The people of Zimbabwe go to the polls on 29 March with the octogenarian Robert Mugabe looking to continue his 28-year-term in office.
The government has tried to revive the economy by printing money
The country is facing economic ruin with inflation spiralling out of control, currently topping 100,000%.
There is also mounting concern about the flawed electoral process and allegations of vote-buying.
Zimbabwe's economy is in crisis.
Poor management, combined with political violence and the impact of Mr Mugabe's land reform programme contributed to the downturn.
In recent years, the size of the national economy, or Gross Domestic Product, has fallen while inflation has soared.

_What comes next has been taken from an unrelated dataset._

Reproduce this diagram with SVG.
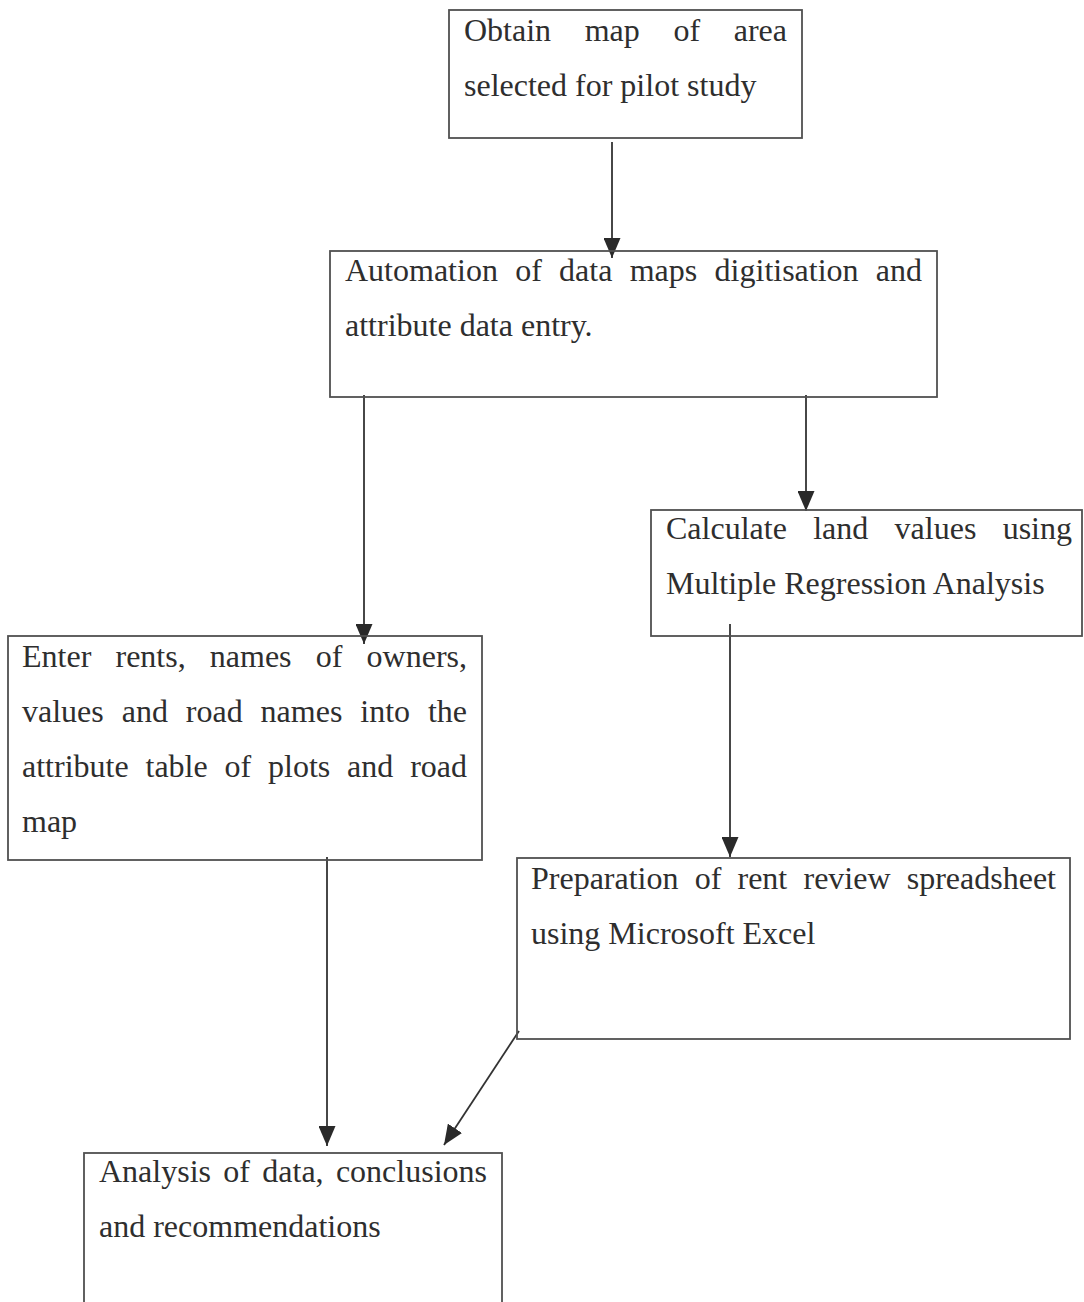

Official figures for February 2008 calculate the annual inflation rate at 100,580%, up from 7,600% in July 2007.
In 1980, US$1 bought 80 Zimbabwean cents, in early March that figure is about Z$50m. A loaf of bread cost Z$7m.
By contrast, GDP in neighbouring Zambia grew by 6% in 2007 and inflation was running at 9.5% in February 2008, according to Zambian government figures.
Wages are not keeping pace with inflation and barter has become an increasingly common form of trade.
Agricultural and mineral exports have fallen and much trade is done on the black market.
The government has taken steps to try to revive the economy, like revaluing the Zimbabwean dollar and imposing strict price controls, but to no avail.
The price controls have led to shortages, as businesses say they cannot afford to sell goods for less than the cost of making them.
Badly-needed support from the International Monetary Fund (IMF) has been suspended because the government has fallen behind with loan repayments.
Zimbabwe has a population of 12.3m - with an estimated 1.8m living with HIV/Aids. Largely as a result of this, the country has the lowest life expectancy in the world.
According to WHO figures, men can expect to live to 37 years, and women only 34.
One of President Mugabe's biggest achievements has been education. Zimbabwe has the highest literacy rate in Africa at 90% of the population.
However, unemployment is running at about 80%
In May 2005, the Zimbabwean government began a campaign of forced evictions and demolitions resulting in the internal displacement of an estimated 570,000 people, many of whom remain in transit camps and have limited access to assistance.
Operation Murambatsvina (Restore Order) initially targetted high-density shanty towns and moved onto settlements on farms in rural areas and urban fringes.
The ongoing economic crisis has also contributed to the movement of people from their homes in search of a better livelihood.
Figures of the number who have fled are unreliable, but the International Organisation of Migration (IOM) estimates about 3.4m Zimbabweans have left their home country, most of them heading for South Africa.
Under colonial laws, much of the country's best land was reserved for white farmers and anger at this was a key factor in the 1970s war of independence, led by Mr Mugabe.
In 2000, some 70% of the best land was owned by 4,000 white farmers and Mr Mugabe speeded up the process of seizing it and redistributing it to blacks.
But many of the new farmers had little or no experience and no assets to buy seed or fertilizer.
Some farms were allocated to government ministers or other leading figures in Mr Mugabe's Zanu-PF party.
Since the redistribution, agricultural production has fallen.
Government figures show the amount of land planted with key crops like maize, soya and tobacco has fallen.
Drought has also contributed to what have been significant shortfalls in food production since 2001.
Many Zimbabweans survive on just one meal a day. Relief agencies say 25% of Zimbabweans require food aid.
The United Nations (UN) estimates that 4.1m people will face serious food shortages in Zimbabwe in 2008.
Mr Mugabe played a key role in ending white rule and he won elections by a landslide to become Zimbabwe's first prime minister. His Zanu-PF party has dominated politics ever since.
Robert Mugabe is bidding to continue his 28-year rule
He became executive president on 1 January 1988 after a change in the constitution.
Although the land reform programme was marred by violence, and even deaths, President Mugabe went to the polls in 2002 pledging to speed up the process.
He won the election against a backdrop of allegations of vote-rigging, intimidation and fraud.
The Movement for Democratic Change led by Morgan Tsvangirai is the largest opposition party.
But the party split into two factions in 2005, weakening its position.
Former Finance Minister Simba Makoni, who has the support of the smaller MDC faction, is standing in the presidential election.
Senators, MPs and local councillors are also being elected on 29 March.